My highlights included: Skype presentations from Ram Dass and Stan Grof; a showing of the film DMT: The Spirit Molecule; some ethnographic films of shamanism in Siberia; a panel on ayahuasca and ayahuasca religions in South America; and, of course, the chance to network with some extraordinary people, all experts in their field.
My own paper, 'Notes towards a minimal theory of psychedelic consciousness', seemed to go down well and generated helpful feedback - a great relief.
Mike Jay gave an excellent paper on the history of nitrous oxide and mescaline use in Britain. I was captivated by William Rowlandson's comparisons of McKenna and Borges, by Charlotte Walsh's legal arguments for cognitive liberty, and by Roland Griffiths' research into psilocybin and mysticism. Ras Binghi Congo-Nyah gave the most cogent explanation I've heard for why Rastafarianism honours the Emperor Haile Selassie, while Cameron Adams drew our attention to the way certain psychonauts describe their experiences through the language of healing.
What I found most exciting was the sense that the psychedelic movement is starting to reflect back on itself, to question its assumptions and to unsettle old certainties. In other words, it is coming of age. Of course there are tensions between the old-guard modernists and the newer, more critically informed, generation of post-modernist scholars, but the willingness of all sides to engage in dialogue is heartening.
Thinking or writing about psychedelics can feel a lonely business but to be in an environment where the subject can be talked about openly, without the usual titters, discomfort or embarrassed glances, is simply invigorating. Whatever the politicians and media would want to be the case, psychedelics haven't gone away. In fact, psychedelic use has become normalised. There is therefore a pressing need for the subject to be addressed openly by the academy. In that, the conference could not have been more timely. My only complaint: that I couldn't be in two places at once and consequently missed out on many enticing papers. Ho hum.

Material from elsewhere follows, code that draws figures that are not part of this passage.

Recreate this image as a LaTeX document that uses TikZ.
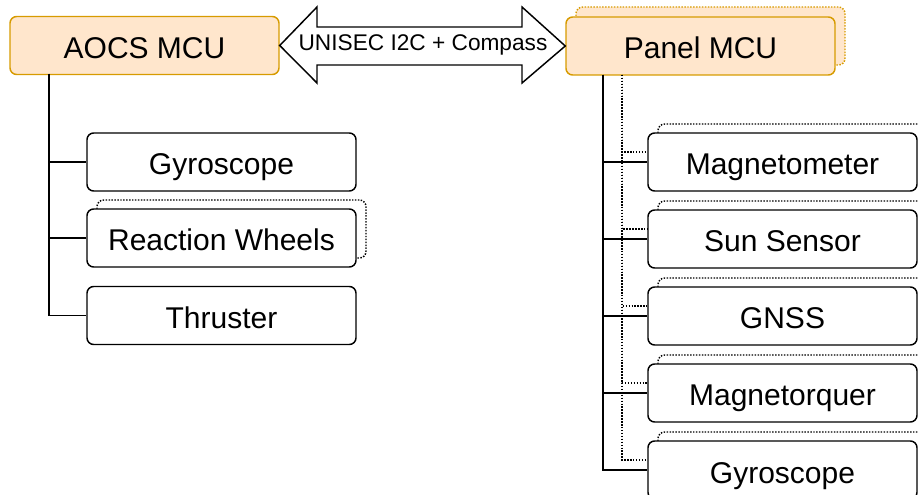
\documentclass[tikz,border=0pt]{standalone}
\usepackage{fontspec}
\setmainfont{Liberation Sans}
\usetikzlibrary{calc}
\definecolor{mcufill}{HTML}{FFE6CC}
\definecolor{mculine}{HTML}{D79B00}
\begin{document}
\begin{tikzpicture}[x=0.75pt,y=-0.75pt,
  box/.style={draw,line width=1.1pt,rounded corners=5pt,fill=white,
    minimum width=201.75pt,minimum height=43.5pt,inner sep=0pt,
    text height=21pt,text depth=1.5pt,
    font=\fontsize{22.5}{27}\selectfont},
  mcu/.style={box,draw=mculine,fill=mcufill},
  ghost/.style={dash pattern=on 1.1pt off 1.1pt},
  wire/.style={line width=1.1pt},
  dotwire/.style={line width=1.1pt,dash pattern=on 1.1pt off 1.1pt}]
  \useasboundingbox (0,0) rectangle (918,495);
  % controllers
  \node[mcu] (aocs) at (144.5,45.5) {AOCS MCU};
  \node[mcu,ghost] (panelback) at (710.5,36) {};
  \node[mcu] (panel) at (700.5,46) {Panel MCU};
  % AOCS side
  \node[box] (gyroA) at (221.5,162) {Gyroscope};
  \node[box,ghost] (wheelsback) at (231.5,229) {};
  \node[box] (wheels) at (221.5,238) {Reaction Wheels};
  \node[box] (thruster) at (221.5,315.5) {Thruster};
  % panel side
  \foreach \name/\ypos/\txt in {mag/162/Magnetometer, sun/239/Sun Sensor,
      gnss/316/GNSS, mtq/393/Magnetorquer, gyroB/470/Gyroscope} {
    \node[box,ghost] at (792.5,\ypos-9) {};
    \node[box] (\name) at (782.5,\ypos) {\txt};
  }
  % tree lines
  \coordinate (aocsfoot) at (49,74);
  \foreach \kid in {gyroA,wheels,thruster}
    \draw[wire] (aocsfoot) |- (\kid.west);
  \coordinate (panelfoot) at (603,75);
  \coordinate (panelfootb) at (622,75);
  \foreach \kid in {mag,sun,gnss,mtq,gyroB} {
    \draw[wire] (panelfoot) |- (\kid.west);
    \draw[dotwire] (panelfootb) |- ($(\kid.west)+(0,-10)$);
  }
  % bus link
  \draw[wire,fill=white] (aocs.east) -- (317,7) -- (317,27) -- (522,27) -- (522,7)
    -- (panel.west) -- (522,83) -- (522,65) -- (317,65) -- (317,83) -- cycle;
  \node[font=\fontsize{17}{20}\selectfont] (link) at (423,45) {UNISEC I2C + Compass};
\end{tikzpicture}
\end{document}
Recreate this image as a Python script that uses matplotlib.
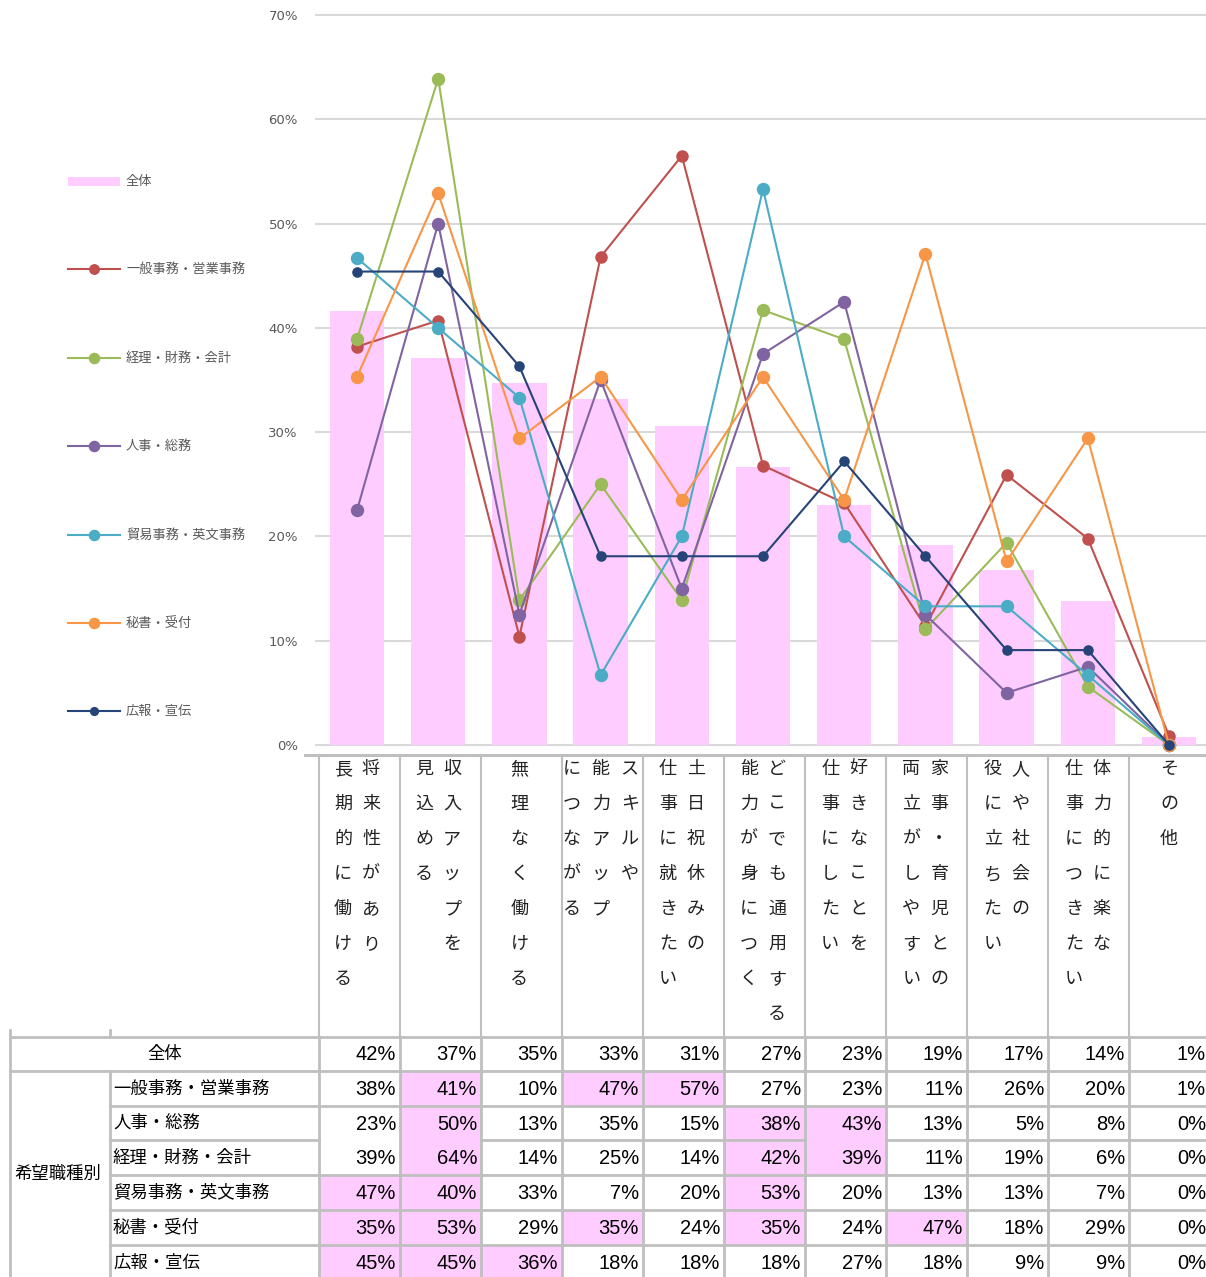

There were some nice artistic touches too: the posters were all beautifully designed, our name badges were printed on acid blotters (fake, I hasten to add), and we were all given flowers as we arrived on the Saturday morning. It gave the conference an almost festival feel.
Another highlight for me was an invitation to play pipes with ambient doom drone raag terrorists, Raagnagrok. I've played with them once before, at the Green Man festival a few years ago - one of my all time top gigs. As then, our Saturday night set was entirely improvised: electric sitar jamming over analogue synth drones and textures, with me adding pipe shenanigans over the top. No idea what the audience made of it, but it was liberating to play without the worry of falling off a tune or making unfortunate reed-squawk. Deeply psychedelic, and apparently our gig marked the fortieth anniversary of Soft Machine playing the same building. Nice.
I'm playing with them again on April 15th at London's ICA, so do come along. Folk it ain't. Here's a vid of what they do.
Then, after all that excitement, we retired to Matthew Watkins' gaff, a caravan just ten minutes walk away, where we sat round his wood burner drinking tea and chewing the fat. A perfect weekend.